Una fracción de los hechos se pierde entre parpadeo y parpadeo





martes, 30 de septiembre de 2014

¿Dónde estamos?

Alfonso Reyes, en el prólogo de  El hombre que fue Jueves, advierte sobre un peligro que enfrentamos diariamente: hay que esforzarse por vivir al paso de la vida, hay que revolucionar hasta para ser conservador, porque las cosas tienden, espontáneamente, a degenerar de su esencia

Mantener las costumbres puede, entonces, requerir un esfuerzo más grande que cambiarlas. Porque la gente quiere cambiar a toda costa. El himno, el escudo nacional, los hábitos, el celular. Y en ese ánimo atropellado de cambio, la gente, por ejemplo, se tatúa. Y claro, los entiendo: un tatuaje es un símbolo de algo. De que no soy como mi papá que no se tatuaba. De que no soy como mi abuelo. De que soy algo nuevo. Y así pasa con todo. Y al final, los domingos por la tarde estamos fríos, nerviosos, como animalitos esperando a que caiga la noche y aparezcan, entre las ramas, los depredadores.

Recuerdo a Harry Haller en El lobo estepario diciendo que le gustaban las escaleras que conducían a la habitación que había tomado en alquiler. Un hombre que se pudría moralmente, atormentado por sus debates internos, alababa el olor a jabón y a trementina, la limpieza y el cuidado de las plantas. Pero más que nada, lo emocionaba el contraste del caos interno, de la debacle existencial, con el rigor higiénico exterior.

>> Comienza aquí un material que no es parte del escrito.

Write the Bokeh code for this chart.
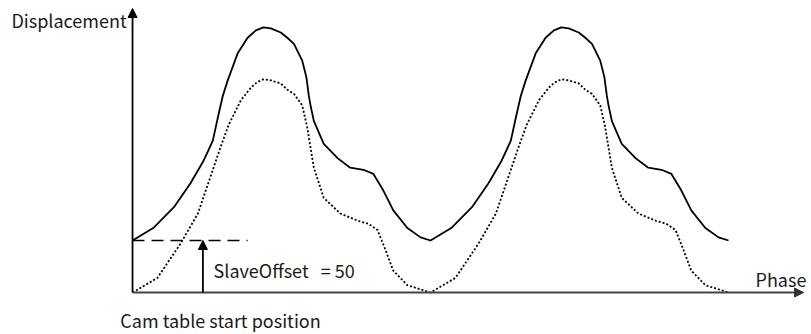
from bokeh.plotting import figure
from bokeh.models import Range1d, Arrow, NormalHead, Label
from bokeh.embed import file_html
from bokeh.resources import INLINE

# ---- data (phase in degrees, displacement in arbitrary units) ----
solid_phase = [0, 25, 50, 70, 86, 97, 103, 109, 115, 127, 139, 149, 158, 167, 179, 187, 195, 205, 210, 213, 215,
               219, 231, 248, 263, 279, 291, 303, 315, 332, 348, 360,
               385, 410, 430, 446, 457, 463, 469, 475, 487, 499, 509, 518, 527, 539, 547, 555, 565, 570, 573,
               575, 579, 591, 608, 623, 639, 651, 663, 675, 692, 708, 720]
solid_disp = [50, 62, 82, 105, 127, 146, 168, 189, 204, 230, 245, 252, 255, 254, 250, 245, 239, 223, 207, 189, 180,
              165, 143, 129, 120, 118, 114, 98, 79, 62, 53, 50,
              62, 82, 105, 127, 146, 168, 189, 204, 230, 245, 252, 255, 254, 250, 245, 239, 223, 207, 189,
              180, 165, 143, 129, 120, 118, 114, 98, 79, 62, 53, 50]

dotted_phase = [0, 30, 58, 79, 94, 106, 116, 131, 143, 150, 158, 167, 179, 187, 195, 205, 211, 219, 231, 251,
                272, 285, 296, 306, 315, 332, 360,
                390, 418, 439, 454, 466, 476, 491, 503, 510, 518, 527, 539, 547, 555, 565, 571, 579, 591, 611,
                632, 645, 656, 666, 675, 692, 720]
dotted_disp = [0, 14, 47, 76, 111, 139, 161, 185, 197, 202, 205, 204, 201, 195, 191, 180, 159, 120, 91, 76,
               69, 66, 60, 40, 21, 7, 0,
               14, 47, 76, 111, 139, 161, 185, 197, 202, 205, 204, 201, 195, 191, 180, 159, 120, 91, 76,
               69, 66, 60, 40, 21, 7, 0]

slave_offset = 50
offset_line_end = 139
start_phase = 85

y_label = "Displacement"
x_label = "Phase"
offset_label = "SlaveOffset\u00a0\u00a0 = 50"
start_label = "Cam table start position"

# ---- figure ----
X0, X1 = -159.5, 820.2
Y0, Y1 = -40.4, 280.8
W, H = 811, 334
Y_TIP = 273.1
X_TIP = 810.6

p = figure(width=W, height=H, x_range=Range1d(X0, X1), y_range=Range1d(Y0, Y1),
           x_axis_type=None, y_axis_type=None, output_backend="svg",
           toolbar_location=None, min_border=0)
p.grid.visible = False
p.outline_line_color = None
p.background_fill_color = "white"
p.border_fill_color = "white"

FONT = "Noto Sans CJK SC"

# axes drawn as arrows
p.add_layout(Arrow(end=NormalHead(size=9, fill_color="black", line_color="black"),
                   x_start=0, y_start=0, x_end=0, y_end=Y_TIP,
                   line_color="black", line_width=1.8))
p.add_layout(Arrow(end=NormalHead(size=9, fill_color="#333333", line_color="#333333"),
                   x_start=0, y_start=0, x_end=X_TIP, y_end=0,
                   line_color="#444444", line_width=2.2))

# curves
p.line(solid_phase, solid_disp, line_color="black", line_width=1.8, line_join="round")
p.line(dotted_phase, dotted_disp, line_color="black", line_width=1.8, line_dash="2 2")

# offset dashed line and arrow
p.line([0, offset_line_end], [slave_offset, slave_offset], line_color="black",
       line_width=1.6, line_dash="12 7")
p.add_layout(Arrow(end=NormalHead(size=9, fill_color="black", line_color="black"),
                   x_start=start_phase, y_start=0, x_end=start_phase, y_end=slave_offset,
                   line_color="black", line_width=1.8))

# labels
p.add_layout(Label(x=-76.7, y=262.3, text=y_label, text_font=FONT, text_font_size="18px",
                   text_align="center", text_baseline="alphabetic", text_color="#1a1a1a"))
p.add_layout(Label(x=814.0, y=12.5, text=x_label, text_font=FONT, text_font_size="18px",
                   text_align="right", text_baseline="alphabetic", text_color="#1a1a1a"))
p.add_layout(Label(x=97.9, y=22.1, text=offset_label, text_font=FONT, text_font_size="18px",
                   text_align="left", text_baseline="alphabetic", text_color="#1a1a1a"))
p.add_layout(Label(x=106.3, y=-26.5, text=start_label, text_font=FONT, text_font_size="18px",
                   text_align="center", text_baseline="alphabetic", text_color="#1a1a1a"))

open("out.html", "w").write(file_html(p, INLINE))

Quiero llenar de valor mis hábitos. No es tan malo estar limpio, bien motilado, respetar a la mamá, saludar en la calle, madrugar, vivir con una mujer que todavía parezca una mujer; pero sobre todo ¿Qué es lo que tiene de bueno lo contrario?

Si progresar es motilarse distinto, bañarse menos y extender los límites del arte hasta la barbaridad de unas latas superpuestas, me quedo en mi refugio mental conservador y plano, donde no tengo que exhibir un buen gusto reinventado cada seis meses que denote la afinidad de mi espíritu con la de millones de muchachos iguales todos, rebeldes todos, alrededor del mundo. Me quedo en mi madriguera ideológica donde la mamá se respeta, la ropa se lava, la esposa está buena y los hombres se defienden de los ladrones.

El progreso apaga la pasión. Nos obliga a convivir, a aguantar. Y yo, yo soy un conservador. Y prefiero ser despedido en medio de las conjeturas sobre el más allá, con luto y rezos de fondo, que en medio de esa frialdad escéptica de las ciudades y de los citadinos. Prefiero la costumbre parroquiana de velar a los muertos toda la noche, de homenajearlos con flores y despedirlos con oraciones en latín, que la certeza de la muerte eterna certificada por un médico rural. Un niño seguro de que solo somos carne de la que debemos deshacernos rápidamente una vez nos apaguemos.



2 comentarios:

Jaime dijo...

Jorge
Me gusta mucho su blog, esa sinceridad suya. Me molesta toda esa gente que se cree muy loca, muy irreverente, muy distinta. Bueno, ya casi no me molestan, solo me parecen un poco huevas. Sin embargo, no creo que eso signifique ser liberal, si por contraposición a su autodemnominación de "conservador" se debe suponer que a los que usted señala son liberales -hasta de pronto, ahora que todo el mundo se tatua, tatuarse puede ser lo conservador-. En fin, eso usted debe saberlo mejor. Yo solo quería comentar algo, porque siempre lo leo pero nunca comento.
Saludos

Anónimo dijo...

Una cálida esperanza en medio del frío Universo. Gracias.